Quote every line of the data below as it stands, omitting pictures.

[BEGIN Dataset rows]

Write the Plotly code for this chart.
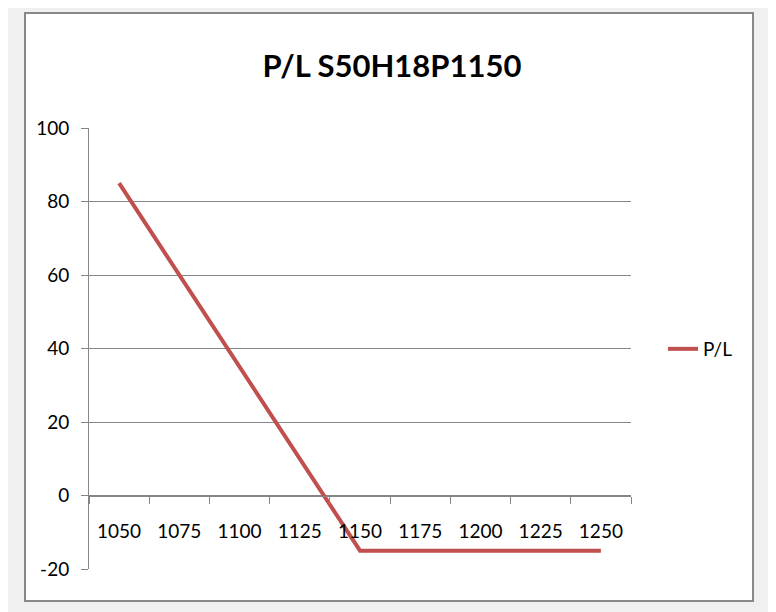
import plotly.graph_objects as go

# Data
categories = ["1050", "1075", "1100", "1125", "1150", "1175", "1200", "1225", "1250"]
pl_values = [85, 60, 35, 10, -15, -15, -15, -15, -15]
y_tick_values = [-20, 0, 20, 40, 60, 80, 100]
y_tick_labels = ["-20", "0", "20", "40", "60", "80", "100"]
series_name = "P/L"
chart_title = "P/L S50H18P1150"

OFF = 8  # page body margin
W, H = 776 - OFF, 612 - OFF
L, R, T, B = 89 - OFF, 631 - OFF, 128 - OFF, 569 - OFF  # plot area in figure px
pw, ph = R - L, B - T
YMIN, YMAX = -20, 100

def px_x(x):
    return (x - OFF - L) / pw

def px_y(y):
    return (B - (y - OFF)) / ph

FONT = "Lato, Roboto, Liberation Sans, sans-serif"
GRID = "#868686"

fig = go.Figure()
fig.add_trace(go.Scatter(
    x=categories, y=pl_values, mode="lines", name=series_name,
    line=dict(color="#C0504D", width=4),
))

fig.update_layout(
    width=W, height=H,
    margin=dict(l=L, r=W - R, t=T, b=H - B, autoexpand=False),
    paper_bgcolor="#f0f0f0",
    plot_bgcolor="rgba(0,0,0,0)",
    font=dict(family=FONT, size=19, color="#000000"),
    title=dict(text="<b>" + chart_title + "</b>", x=0.5, xref="container",
               xanchor="center", y=1 - (66 - OFF) / H, yref="container", yanchor="middle",
               font=dict(family=FONT, size=31, color="#000000")),
    showlegend=True,
    legend=dict(x=px_x(663), y=px_y(349), xanchor="left", yanchor="middle",
                bgcolor="rgba(0,0,0,0)", font=dict(size=19)),
    xaxis=dict(
        type="category", categoryorder="array", categoryarray=categories,
        range=[-0.5, len(categories) - 0.5],
        anchor="free", position=(0 - YMIN) / (YMAX - YMIN),
        showline=True, linecolor=GRID, linewidth=1,
        showgrid=False, zeroline=False,
        ticks="outside", tickson="boundaries", ticklen=7, tickcolor=GRID,
        ticklabelstandoff=19,
    ),
    yaxis=dict(
        range=[YMIN, YMAX], tickmode="array",
        tickvals=y_tick_values, ticktext=y_tick_labels,
        showline=True, linecolor=GRID, linewidth=1,
        showgrid=True, gridcolor=GRID, gridwidth=1,
        zeroline=False,
        ticks="outside", ticklen=7, tickcolor=GRID,
        ticklabelstandoff=8,
    ),
    shapes=[
        dict(type="rect", xref="paper", yref="paper", layer="below",
             x0=px_x(25), x1=px_x(753), y0=px_y(601), y1=px_y(13),
             fillcolor="#ffffff", line=dict(color="#888888", width=2)),
    ],
)

fig.write_html("out.html")
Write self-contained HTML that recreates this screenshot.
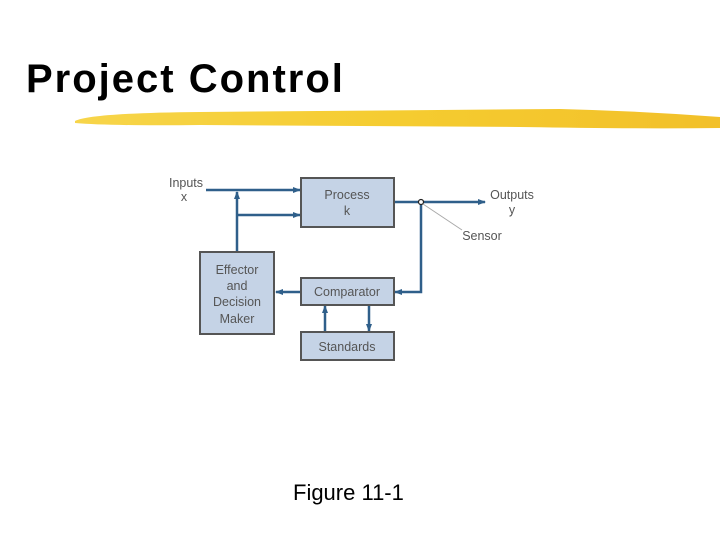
<!DOCTYPE html>
<html><head><meta charset="utf-8"><style>
html,body{margin:0;padding:0;background:#fff;width:720px;height:540px;overflow:hidden;position:relative}
.t{position:absolute;left:26px;top:59px;font:bold 40px/40px "Liberation Sans",sans-serif;color:#000;letter-spacing:2px}
.f{position:absolute;left:293px;top:480px;font:22px "Liberation Sans",sans-serif;color:#000}
</style></head><body>
<div class="t">Project Control</div>
<svg width="720" height="540" style="position:absolute;left:0;top:0">
<defs>
<linearGradient id="g" x1="0" x2="1"><stop offset="0" stop-color="#f7d54a"/><stop offset="0.5" stop-color="#f5cc30"/><stop offset="1" stop-color="#f2c02a"/></linearGradient>
<marker id="a" markerWidth="8" markerHeight="6" refX="7" refY="3" orient="auto" markerUnits="userSpaceOnUse"><path d="M0,0 L8,3 L0,6z" fill="#2f5f8a"/></marker>
</defs>
<path d="M75,121 Q90,113 200,112 L560,109 Q640,111 720,117 L720,128 Q640,129 520,127 L200,125 Q110,126 75,123z" fill="url(#g)"/>
<g stroke="#2f5f8a" stroke-width="2.5" fill="none">
<line x1="206" y1="190" x2="300" y2="190" marker-end="url(#a)"/>
<line x1="237" y1="215" x2="300" y2="215" marker-end="url(#a)"/>
<line x1="237" y1="252" x2="237" y2="192" marker-end="url(#a)"/>
<line x1="394" y1="202" x2="485" y2="202" marker-end="url(#a)"/>
<polyline points="421,202 421,292 395,292" marker-end="url(#a)"/>
<line x1="301" y1="292" x2="276" y2="292" marker-end="url(#a)"/>
<line x1="325" y1="332" x2="325" y2="306" marker-end="url(#a)"/>
<line x1="369" y1="305" x2="369" y2="331" marker-end="url(#a)"/>
</g>
<line x1="423" y1="204" x2="462" y2="230" stroke="#aaa" stroke-width="1"/>
<circle cx="421" cy="202" r="2.5" fill="#fff" stroke="#222" stroke-width="1.2"/>
<g fill="#c5d3e6" stroke="#555" stroke-width="2">
<rect x="301" y="178" width="93" height="49"/>
<rect x="200" y="252" width="74" height="82"/>
<rect x="301" y="278" width="93" height="27"/>
<rect x="301" y="332" width="93" height="28"/>
</g>
<g font-family="Liberation Sans,sans-serif" font-size="12.5" fill="#555" text-anchor="middle">
<text x="347" y="199">Process</text><text x="347" y="215">k</text>
<text x="237" y="274">Effector</text><text x="237" y="290">and</text><text x="237" y="306">Decision</text><text x="237" y="323">Maker</text>
<text x="347" y="296">Comparator</text>
<text x="347" y="351">Standards</text>
<text x="186" y="187">Inputs</text><text x="184" y="201">x</text>
<text x="512" y="199">Outputs</text><text x="512" y="214">y</text>
<text x="482" y="240">Sensor</text>
</g>
</svg>
<div class="f">Figure 11-1</div>
</body></html>
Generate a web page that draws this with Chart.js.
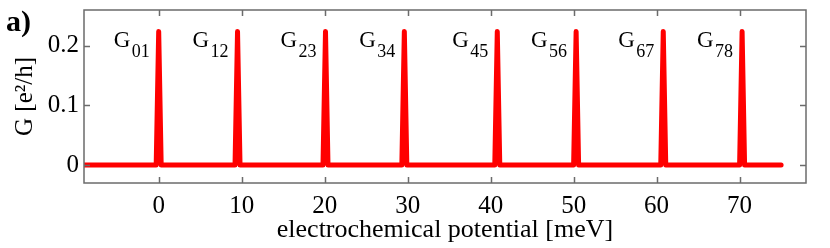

[END Dataset rows]

**Solved problem**
Write the Plotly code for this chart.
import plotly.graph_objects as go

# Data
categories = ["1050", "1075", "1100", "1125", "1150", "1175", "1200", "1225", "1250"]
pl_values = [85, 60, 35, 10, -15, -15, -15, -15, -15]
y_tick_values = [-20, 0, 20, 40, 60, 80, 100]
y_tick_labels = ["-20", "0", "20", "40", "60", "80", "100"]
series_name = "P/L"
chart_title = "P/L S50H18P1150"

OFF = 8  # page body margin
W, H = 776 - OFF, 612 - OFF
L, R, T, B = 89 - OFF, 631 - OFF, 128 - OFF, 569 - OFF  # plot area in figure px
pw, ph = R - L, B - T
YMIN, YMAX = -20, 100

def px_x(x):
    return (x - OFF - L) / pw

def px_y(y):
    return (B - (y - OFF)) / ph

FONT = "Lato, Roboto, Liberation Sans, sans-serif"
GRID = "#868686"

fig = go.Figure()
fig.add_trace(go.Scatter(
    x=categories, y=pl_values, mode="lines", name=series_name,
    line=dict(color="#C0504D", width=4),
))

fig.update_layout(
    width=W, height=H,
    margin=dict(l=L, r=W - R, t=T, b=H - B, autoexpand=False),
    paper_bgcolor="#f0f0f0",
    plot_bgcolor="rgba(0,0,0,0)",
    font=dict(family=FONT, size=19, color="#000000"),
    title=dict(text="<b>" + chart_title + "</b>", x=0.5, xref="container",
               xanchor="center", y=1 - (66 - OFF) / H, yref="container", yanchor="middle",
               font=dict(family=FONT, size=31, color="#000000")),
    showlegend=True,
    legend=dict(x=px_x(663), y=px_y(349), xanchor="left", yanchor="middle",
                bgcolor="rgba(0,0,0,0)", font=dict(size=19)),
    xaxis=dict(
        type="category", categoryorder="array", categoryarray=categories,
        range=[-0.5, len(categories) - 0.5],
        anchor="free", position=(0 - YMIN) / (YMAX - YMIN),
        showline=True, linecolor=GRID, linewidth=1,
        showgrid=False, zeroline=False,
        ticks="outside", tickson="boundaries", ticklen=7, tickcolor=GRID,
        ticklabelstandoff=19,
    ),
    yaxis=dict(
        range=[YMIN, YMAX], tickmode="array",
        tickvals=y_tick_values, ticktext=y_tick_labels,
        showline=True, linecolor=GRID, linewidth=1,
        showgrid=True, gridcolor=GRID, gridwidth=1,
        zeroline=False,
        ticks="outside", ticklen=7, tickcolor=GRID,
        ticklabelstandoff=8,
    ),
    shapes=[
        dict(type="rect", xref="paper", yref="paper", layer="below",
             x0=px_x(25), x1=px_x(753), y0=px_y(601), y1=px_y(13),
             fillcolor="#ffffff", line=dict(color="#888888", width=2)),
    ],
)

fig.write_html("out.html")
Write self-contained HTML that recreates this screenshot.
<!DOCTYPE html>
<html><head><meta charset="utf-8"><style>
html,body{margin:0;padding:0;background:#fff;width:720px;height:540px;overflow:hidden;position:relative}
.t{position:absolute;left:26px;top:59px;font:bold 40px/40px "Liberation Sans",sans-serif;color:#000;letter-spacing:2px}
.f{position:absolute;left:293px;top:480px;font:22px "Liberation Sans",sans-serif;color:#000}
</style></head><body>
<div class="t">Project Control</div>
<svg width="720" height="540" style="position:absolute;left:0;top:0">
<defs>
<linearGradient id="g" x1="0" x2="1"><stop offset="0" stop-color="#f7d54a"/><stop offset="0.5" stop-color="#f5cc30"/><stop offset="1" stop-color="#f2c02a"/></linearGradient>
<marker id="a" markerWidth="8" markerHeight="6" refX="7" refY="3" orient="auto" markerUnits="userSpaceOnUse"><path d="M0,0 L8,3 L0,6z" fill="#2f5f8a"/></marker>
</defs>
<path d="M75,121 Q90,113 200,112 L560,109 Q640,111 720,117 L720,128 Q640,129 520,127 L200,125 Q110,126 75,123z" fill="url(#g)"/>
<g stroke="#2f5f8a" stroke-width="2.5" fill="none">
<line x1="206" y1="190" x2="300" y2="190" marker-end="url(#a)"/>
<line x1="237" y1="215" x2="300" y2="215" marker-end="url(#a)"/>
<line x1="237" y1="252" x2="237" y2="192" marker-end="url(#a)"/>
<line x1="394" y1="202" x2="485" y2="202" marker-end="url(#a)"/>
<polyline points="421,202 421,292 395,292" marker-end="url(#a)"/>
<line x1="301" y1="292" x2="276" y2="292" marker-end="url(#a)"/>
<line x1="325" y1="332" x2="325" y2="306" marker-end="url(#a)"/>
<line x1="369" y1="305" x2="369" y2="331" marker-end="url(#a)"/>
</g>
<line x1="423" y1="204" x2="462" y2="230" stroke="#aaa" stroke-width="1"/>
<circle cx="421" cy="202" r="2.5" fill="#fff" stroke="#222" stroke-width="1.2"/>
<g fill="#c5d3e6" stroke="#555" stroke-width="2">
<rect x="301" y="178" width="93" height="49"/>
<rect x="200" y="252" width="74" height="82"/>
<rect x="301" y="278" width="93" height="27"/>
<rect x="301" y="332" width="93" height="28"/>
</g>
<g font-family="Liberation Sans,sans-serif" font-size="12.5" fill="#555" text-anchor="middle">
<text x="347" y="199">Process</text><text x="347" y="215">k</text>
<text x="237" y="274">Effector</text><text x="237" y="290">and</text><text x="237" y="306">Decision</text><text x="237" y="323">Maker</text>
<text x="347" y="296">Comparator</text>
<text x="347" y="351">Standards</text>
<text x="186" y="187">Inputs</text><text x="184" y="201">x</text>
<text x="512" y="199">Outputs</text><text x="512" y="214">y</text>
<text x="482" y="240">Sensor</text>
</g>
</svg>
<div class="f">Figure 11-1</div>
</body></html>
Generate a web page that draws this with Chart.js.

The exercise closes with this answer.